Free fatty acids (FFAs) are taken up by hepatocytes and converted into triglycerides (TGs) for storage with cholesterol in lipid droplets (LDs)1. LD-sequestered TGs continually undergo hydrolysis, generating FFAs that are predominantly re-esterified back into TGs for storage1,2. Nutrient deprivation upregulates TG hydrolysis to supply FFAs for oxidation to meet cellular energy demands3. An alternative energy source in times of nutrient scarcity is provided by the breakdown of cellular components by autophagy4,5. Both macroautophagy (the type of autophagy quantitatively more important and subsequently referred to as autophagy) and lipolysis are regulated hormonally by insulin and glucagon6 and are increased during starvation. Except for the processing of endocytosed lipoproteins, no direct involvement of the lysosomal degradation pathway in lipid metabolism has been established. The regulatory and functional similarities between autophagy and lipolysis, along with the capability of lysosomes to degrade lipids, indicated that autophagy may contribute to LD and TG breakdown (Supplementary Fig. 1).

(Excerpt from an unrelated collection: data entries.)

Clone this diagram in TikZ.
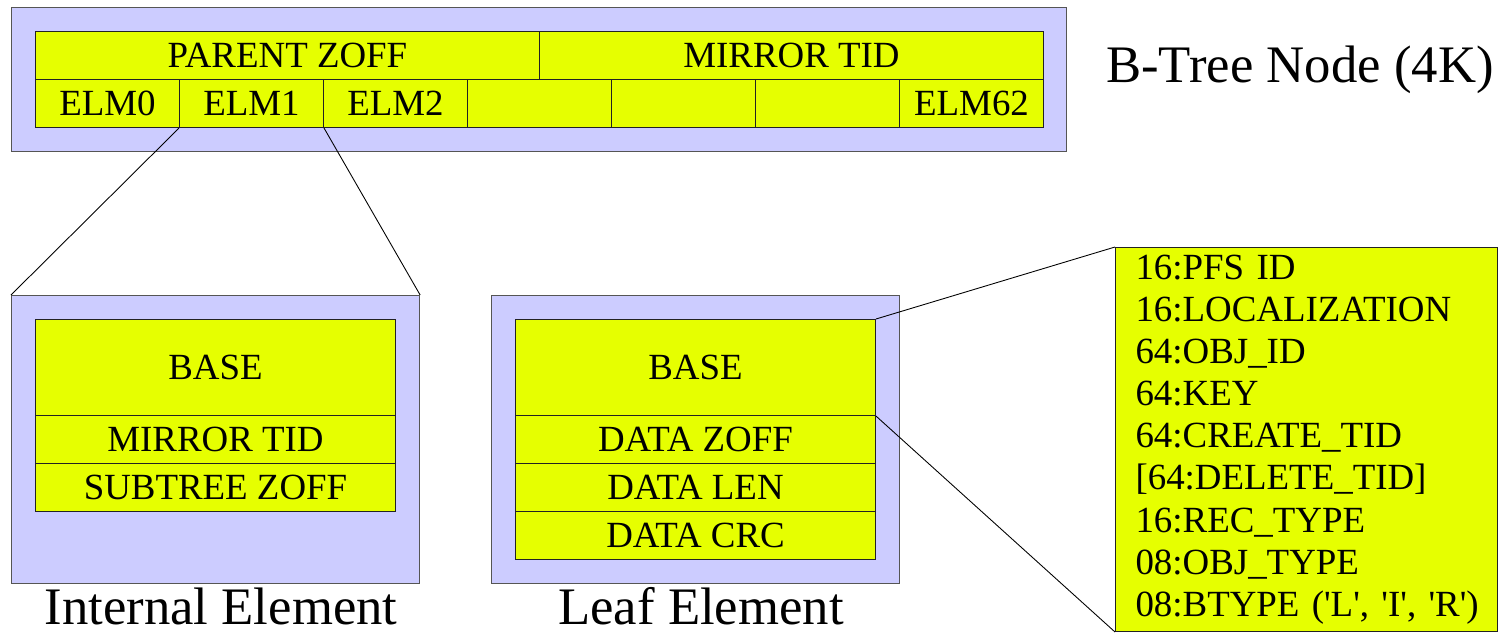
\documentclass[tikz,border=0pt]{standalone}
\usepackage{fontspec}
\setmainfont{Liberation Serif}
\usepackage{xcolor}
\usepackage{tikz}
\usetikzlibrary{calc}
\definecolor{lavender}{HTML}{CCCCFF}
\definecolor{fieldyel}{HTML}{E6FF00}
\definecolor{framegray}{HTML}{555555}
\definecolor{cellline}{HTML}{222222}
\tikzset{
  frame/.style={draw=framegray, fill=lavender, line width=0.7pt, inner sep=0pt, anchor=north west},
  cell/.style={draw=cellline, fill=fieldyel, line width=0.6pt, inner sep=0pt, anchor=north west,
    font=\fontsize{21}{24}\selectfont},
  wide/.style={minimum width=10.08cm, minimum height=0.96cm},
  slot/.style={minimum width=2.88cm, minimum height=0.96cm},
  row/.style={minimum width=7.2cm, minimum height=0.96cm},
  caption/.style={inner sep=0pt, anchor=base, font=\fontsize{30}{36}\selectfont},
  zoomline/.style={draw=black, line width=0.5pt}
}
\newcommand{\ElemFrame}[2]{% name, x
  \node[frame, minimum width=8.16cm, minimum height=5.76cm] (#1) at (#2,295) {};
}
\newcommand{\sq}{\textquotesingle}

\begin{document}
\begin{tikzpicture}[x=0.02cm, y=-0.02cm]
  \useasboundingbox (0,0) rectangle (1499,633);

  % the 4K node
  \node[frame, minimum width=21.1cm, minimum height=2.88cm] (btree) at (11,7) {};
  \node[cell, wide] (parent) at (35,31) {PARENT ZOFF};
  \node[cell, wide] (mirror) at (539,31) {MIRROR TID};
  \foreach \i/\t in {0/ELM0, 1/ELM1, 2/ELM2, 3/, 4/, 5/, 6/ELM62}
    \node[cell, slot] (elm\i) at (35+144*\i,79) {\t};
  \node[caption] (title) at (1300,82) {B-Tree Node (4K)};

  % internal element
  \ElemFrame{internal}{11}
  \node[cell, row, minimum height=1.92cm] (ibase) at (35,319) {BASE};
  \node[cell, row] (imirror) at (35,415) {MIRROR TID};
  \node[cell, row] (isubtree) at (35,463) {SUBTREE ZOFF};
  \node[caption] (icap) at (221,624) {Internal Element};

  % leaf element
  \ElemFrame{leaf}{491}
  \node[cell, row, minimum height=1.92cm] (lbase) at (515,319) {BASE};
  \node[cell, row] (ldzoff) at (515,415) {DATA ZOFF};
  \node[cell, row] (ldlen) at (515,463) {DATA LEN};
  \node[cell, row] (ldcrc) at (515,511) {DATA CRC};
  \node[caption] (lcap) at (701,624) {Leaf Element};

  % base record layout
  \node[cell, minimum width=7.64cm, minimum height=7.68cm, text width=6.84cm,
    inner xsep=0.4cm, align=left] (record) at (1115,247)
    {16:PFS ID\\16:LOCALIZATION\\64:OBJ\_ID\\64:KEY\\64:CREATE\_TID\\
     {[}64:DELETE\_TID{]}\\16:REC\_TYPE\\08:OBJ\_TYPE\\
     \mbox{08:BTYPE (\sq L\sq, \sq I\sq, \sq R\sq)}};

  \draw[zoomline] (elm1.south west) -- (internal.north west);
  \draw[zoomline] (elm1.south east) -- (internal.north east);
  \draw[zoomline] (lbase.north east) -- (record.north west);
  \draw[zoomline] (lbase.south east) -- (record.south west);
\end{tikzpicture}
\end{document}
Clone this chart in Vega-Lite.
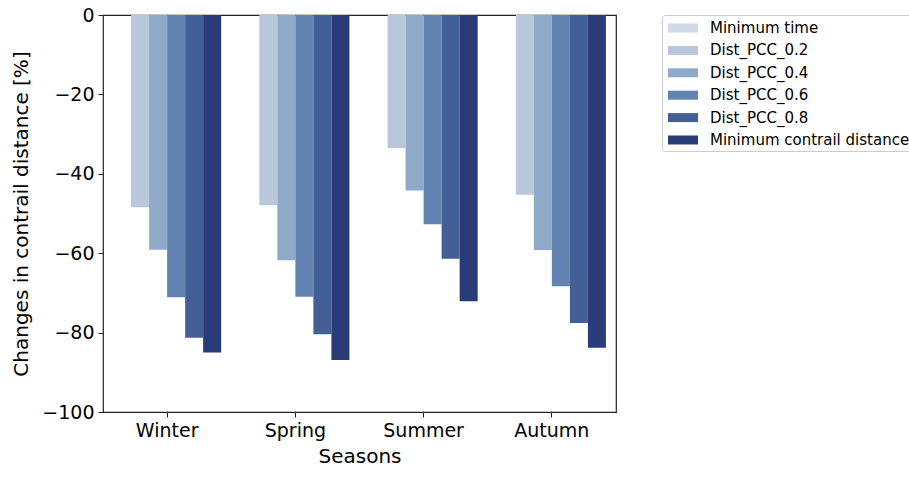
{
  "$schema": "https://vega.github.io/schema/vega-lite/v6.json",
  "autosize": "none",
  "width": 513,
  "height": 397,
  "padding": {"left": 103, "top": 15, "right": 293, "bottom": 68},
  "background": "white",
  "config": {
    "font": "DejaVu Sans",
    "view": {"stroke": "#222222", "strokeWidth": 1.2}
  },
  "data": {
    "values": [
      {"season": "Winter", "method": "Minimum time", "value": 0},
      {"season": "Winter", "method": "Dist_PCC_0.2", "value": -48.4},
      {"season": "Winter", "method": "Dist_PCC_0.4", "value": -59.1},
      {"season": "Winter", "method": "Dist_PCC_0.6", "value": -71.1},
      {"season": "Winter", "method": "Dist_PCC_0.8", "value": -81.3},
      {"season": "Winter", "method": "Minimum contrail distance", "value": -85.0},
      {"season": "Spring", "method": "Minimum time", "value": 0},
      {"season": "Spring", "method": "Dist_PCC_0.2", "value": -47.9},
      {"season": "Spring", "method": "Dist_PCC_0.4", "value": -61.8},
      {"season": "Spring", "method": "Dist_PCC_0.6", "value": -71.0},
      {"season": "Spring", "method": "Dist_PCC_0.8", "value": -80.4},
      {"season": "Spring", "method": "Minimum contrail distance", "value": -86.9},
      {"season": "Summer", "method": "Minimum time", "value": 0},
      {"season": "Summer", "method": "Dist_PCC_0.2", "value": -33.5},
      {"season": "Summer", "method": "Dist_PCC_0.4", "value": -44.2},
      {"season": "Summer", "method": "Dist_PCC_0.6", "value": -52.7},
      {"season": "Summer", "method": "Dist_PCC_0.8", "value": -61.4},
      {"season": "Summer", "method": "Minimum contrail distance", "value": -72.1},
      {"season": "Autumn", "method": "Minimum time", "value": 0},
      {"season": "Autumn", "method": "Dist_PCC_0.2", "value": -45.3},
      {"season": "Autumn", "method": "Dist_PCC_0.4", "value": -59.2},
      {"season": "Autumn", "method": "Dist_PCC_0.6", "value": -68.3},
      {"season": "Autumn", "method": "Dist_PCC_0.8", "value": -77.6},
      {"season": "Autumn", "method": "Minimum contrail distance", "value": -83.8}
    ]
  },
  "mark": {"type": "bar"},
  "encoding": {
    "x": {
      "field": "season",
      "type": "nominal",
      "sort": ["Winter", "Spring", "Summer", "Autumn"],
      "scale": {"paddingInner": 0, "paddingOuter": 0},
      "axis": {
        "title": "Seasons",
        "titleFontSize": 20,
        "titleFontWeight": "normal",
        "titleColor": "#000000",
        "titlePadding": 6,
        "labelAngle": 0,
        "labelFontSize": 19,
        "labelColor": "#000000",
        "labelPadding": 4,
        "tickColor": "#222222",
        "tickSize": 5,
        "domain": false
      }
    },
    "xOffset": {
      "field": "method",
      "type": "nominal",
      "sort": ["Minimum time", "Dist_PCC_0.2", "Dist_PCC_0.4", "Dist_PCC_0.6", "Dist_PCC_0.8", "Minimum contrail distance"],
      "scale": {"paddingInner": 0, "paddingOuter": 0.56}
    },
    "y": {
      "field": "value",
      "type": "quantitative",
      "scale": {"domain": [-100, 0], "nice": false, "zero": false},
      "axis": {
        "title": "Changes in contrail distance [%]",
        "titleFontSize": 20,
        "titleFontWeight": "normal",
        "titleColor": "#000000",
        "titlePadding": 10,
        "values": [0, -20, -40, -60, -80, -100],
        "labelFontSize": 19,
        "labelColor": "#000000",
        "labelPadding": 4,
        "tickColor": "#222222",
        "tickSize": 5,
        "grid": false,
        "domain": false
      }
    },
    "color": {
      "field": "method",
      "type": "nominal",
      "sort": ["Minimum time", "Dist_PCC_0.2", "Dist_PCC_0.4", "Dist_PCC_0.6", "Dist_PCC_0.8", "Minimum contrail distance"],
      "scale": {
        "domain": ["Minimum time", "Dist_PCC_0.2", "Dist_PCC_0.4", "Dist_PCC_0.6", "Dist_PCC_0.8", "Minimum contrail distance"],
        "range": ["#d0dae8", "#b8c7dc", "#8fa9c8", "#6383b2", "#435f96", "#283c77"]
      },
      "legend": {
        "title": null,
        "orient": "none",
        "legendX": 559,
        "legendY": 0,
        "labelFontSize": 15,
        "labelColor": "#000000",
        "labelLimit": 400,
        "symbolType": "M-1.5,-0.45H1.5V0.45H-1.5Z",
        "symbolSize": 400,
        "symbolStrokeWidth": 0,
        "symbolOpacity": 1,
        "symbolOffset": 8,
        "rowPadding": 4.4,
        "labelOffset": 17,
        "padding": 3,
        "strokeColor": "#cccccc",
        "cornerRadius": 3,
        "fillColor": "white"
      }
    }
  }
}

Inhibition of autophagy increases lipid storage
Pharmacological inhibition of autophagy with 3-methyladenine (3MA)7 significantly increased hepatocyte TG content in the absence or presence of exogenous lipid supplementation with oleate (Fig. 1a). A knockdown of the autophagy gene Atg5 in hepatocytes (siAtg5 cells; Supplementary Fig. 2a) also increased TG levels with oleate or a second endogenous stimulus for TG formation-culture in methionine- and choline-deficient medium (MCDM)8,9 (Fig. 1b and Supplementary Fig. 2b...